Le but de cette Commission Vérité et Réconciliation est donc de recueillir des aveux de la part du monde du cyclisme professionnel. Elle devra prouver le mensonge, les rumeurs, les conflits, la peur et la frustration. La condition première du succès de cette Commission est qu'aucun membre de l'UCI n'en soit l'organisateur. On verra si certains membres anti-Mc Quaid du Comité Directeur de l'UCI y participent en tant que témoin (il faut s'attendre à une revanche des russes et on pense à Igor Makarov, car Mc Quaid avait éjecté l'équipe Katusha du Pro-Tour ; celle-ci a été réintégrée par le TAS !). Cette Commission met donc la pression sur l'UCI et il est clair que le salut du cyclisme passe maintenant par la démission de Mc Quaid, Verbruggen et de leur Comité Directeur.
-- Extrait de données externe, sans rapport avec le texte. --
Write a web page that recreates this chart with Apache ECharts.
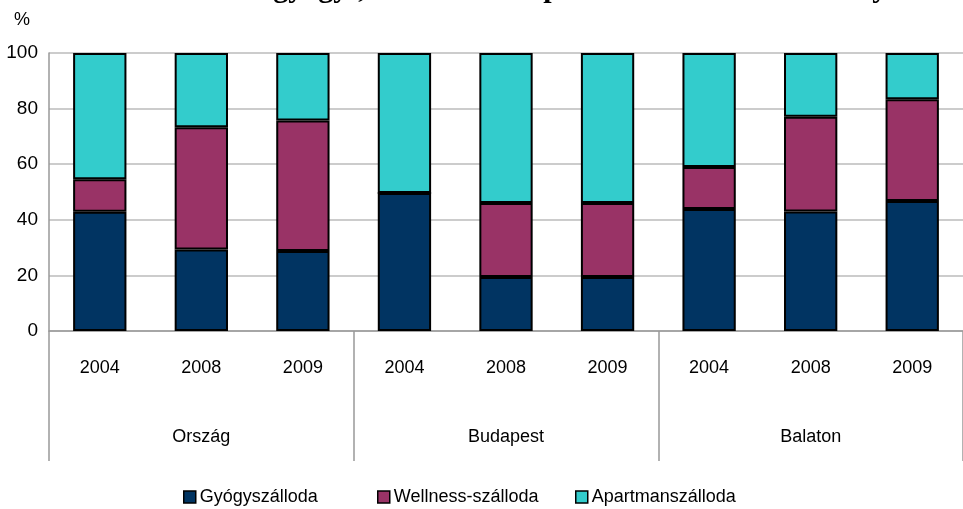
<!DOCTYPE html>
<html>
<head>
<meta charset="utf-8">
<script src="https://cdn.jsdelivr.net/npm/echarts@6/dist/echarts.min.js"></script>
<style>
  html, body { margin: 0; padding: 0; background: #fff; }
  #chart { width: 963px; height: 509px; }
</style>
</head>
<body>
<div id="chart"></div>
<script>
  // adatok (százalék)
  const groups = ['Ország', 'Budapest', 'Balaton'];
  const years = ['2004', '2008', '2009'];
  const gyogy = [42.9, 29.3, 28.8, 49.6, 19.4, 19.4, 43.9, 43.0, 46.8];
  const wellness = [11.7, 44.0, 46.9, 0, 26.6, 26.6, 15.1, 34.1, 36.6];
  const apartman = [45.4, 26.7, 24.3, 50.4, 54.0, 54.0, 41.0, 22.9, 16.6];
  const yTicks = [0, 20, 40, 60, 80, 100];

  const seriesNames = ['Gyógyszálloda', 'Wellness-szálloda', 'Apartmanszálloda'];
  const colors = ['#013462', '#993366', '#33CCCC'];

  // kategóriák: minden csoporthoz a három év
  const cats = [];
  groups.forEach(() => years.forEach((y) => cats.push(y)));

  const font = "'Liberation Sans Narrow', 'Arial Narrow', 'Liberation Sans', sans-serif";

  const chart = echarts.init(document.getElementById('chart'));

  const mkSeries = (name, data, color) => ({
    name: name,
    type: 'bar',
    stack: 'all',
    data: data,
    barWidth: '52.5%',
    itemStyle: { color: color, borderColor: '#000', borderWidth: 2 },
    emphasis: { disabled: true },
  });

  const mkLegend = (name, left) => ({
    data: [name],
    left: left,
    top: 483,
    icon: 'rect',
    itemWidth: 12,
    itemHeight: 12,
    itemGap: 0,
    itemStyle: { borderColor: '#000', borderWidth: 1.5 },
    textStyle: { fontFamily: font, fontSize: 18, color: '#000', padding: [0, 0, 0, -1] },
  });

  chart.setOption({
    animation: false,
    color: colors,
    title: {
      text: 'A gyógy-, wellness- és apartmanszállodák férőhelyeinek megoszlása',
      left: 239,
      top: -31,
      textStyle: { fontFamily: "'Liberation Serif', 'Times New Roman', serif", fontSize: 30, fontWeight: 'bold', color: '#000' },
    },
    legend: [
      mkLegend(seriesNames[0], 178),
      mkLegend(seriesNames[1], 372),
      mkLegend(seriesNames[2], 570),
    ],
    grid: { left: 49, top: 53, width: 925, height: 278, containLabel: false },
    xAxis: [
      {
        type: 'category',
        data: cats,
        axisLine: { lineStyle: { color: '#999', width: 1.5 } },
        axisTick: { show: false },
        axisLabel: { interval: 0, margin: 28, fontFamily: font, fontSize: 18, color: '#000' },
      },
      {
        type: 'category',
        data: groups,
        position: 'bottom',
        axisLine: { show: false },
        axisTick: { show: true, length: 130, lineStyle: { color: '#999', width: 1.5 } },
        axisLabel: { interval: 0, margin: 97, fontFamily: font, fontSize: 18, color: '#000' },
      },
    ],
    yAxis: {
      type: 'value',
      min: yTicks[0],
      max: yTicks[yTicks.length - 1],
      interval: 20,
      name: '%',
      nameLocation: 'end',
      nameGap: 24,
      nameTextStyle: { fontFamily: font, fontSize: 18, color: '#000', align: 'right', padding: [0, 19, 0, 0] },
      axisLine: { show: true, lineStyle: { color: '#999', width: 1.5 } },
      axisTick: { show: false },
      axisLabel: { margin: 11, fontFamily: font, fontSize: 19, color: '#000' },
      splitLine: { lineStyle: { color: '#bbb', width: 1.5 } },
    },
    series: [
      mkSeries(seriesNames[0], gyogy, colors[0]),
      mkSeries(seriesNames[1], wellness, colors[1]),
      mkSeries(seriesNames[2], apartman, colors[2]),
    ],
  });

  window.addEventListener('resize', () => chart.resize());
</script>
</body>
</html>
Des Commissions Vérité et Réconciliation ont été mises en place après des périodes de troubles politiques, de dictature ou de répression politique dans de nombreux pays (dont l'Afrique du Sud suite à la politique de l'Apartheid initiée en 1948 par le gouvernement). En Afrique du sud, afin de favoriser les confessions, des menaces de poursuites judiciaires étaient décidées en cas de refus d'aveu des crimes commis. Dans le domaine du dopage, quel serait l'intérêt pour un cycliste d'avouer vu que l'on n'est pas dans le domaine pénal (sauf pour les pourvoyeurs de produits dopants) ? La dictature du dopage instaurée par l'UCI était une manière optimisée qui permettait aux cyclistes de s'adapter à leur métier et aux dirigeants de se remplir les poches. Il était donc plus facile pour un cycliste dopé de déclarer qu'il roulait à l'eau claire et il était plus difficile pour un non dopé d'être respecté dans le milieu. Et si aveux il y a, faut-il s'attendre à des aveux complets quand certains considèrent qu'une transfusion sanguine n'est pas du dopage ! Lance Armstrong n'a pas fait d'aveux complets lors de son show télévisé. Laurent Jalabert va-t-il nous expliquer comment il a gagné la Vuelta en 1995 ? Richard Virenque va-t-il revenir sur ses années Festina alors qu'il vient de lancer sa gamme de compléments alimentaires et qu'il mène une carrière de consultant chez Eurosport ? La réconciliation est-elle possible entre les dopés et les non dopés qui sont passés à côté d'une carrière dans le cyclisme ? La CVR va-t-elle d'un coup de baguette magique supprimer les soupçons sur les performances de certains cyclistes qui n'auraient pas participé à la Commission ? On pense plutôt le contraire et on se demande comment la cohabitation pourrait se faire après l'Amnistie du dopage entre ceux qui auraient avoués et les autres. Avant de mettre sur pied une commission, la vraie question est de savoir si le dopage est amnistiable. La création de la CVR n'aurait donc pour résultat que de faire oublier le problème initial du cyclisme, sans le résoudre. Pour cela, l'éviction des dirigeants actuels est une des conditions nécessaires, renforcée par une augmentation des moyens de la lutte antidopage (moyens financiers, suspension à vie au premier contrôle positif) et la création d'un bureau d'Interpol uniquement consacré au dopage. Mais tout cela, on le sait depuis belle lurette !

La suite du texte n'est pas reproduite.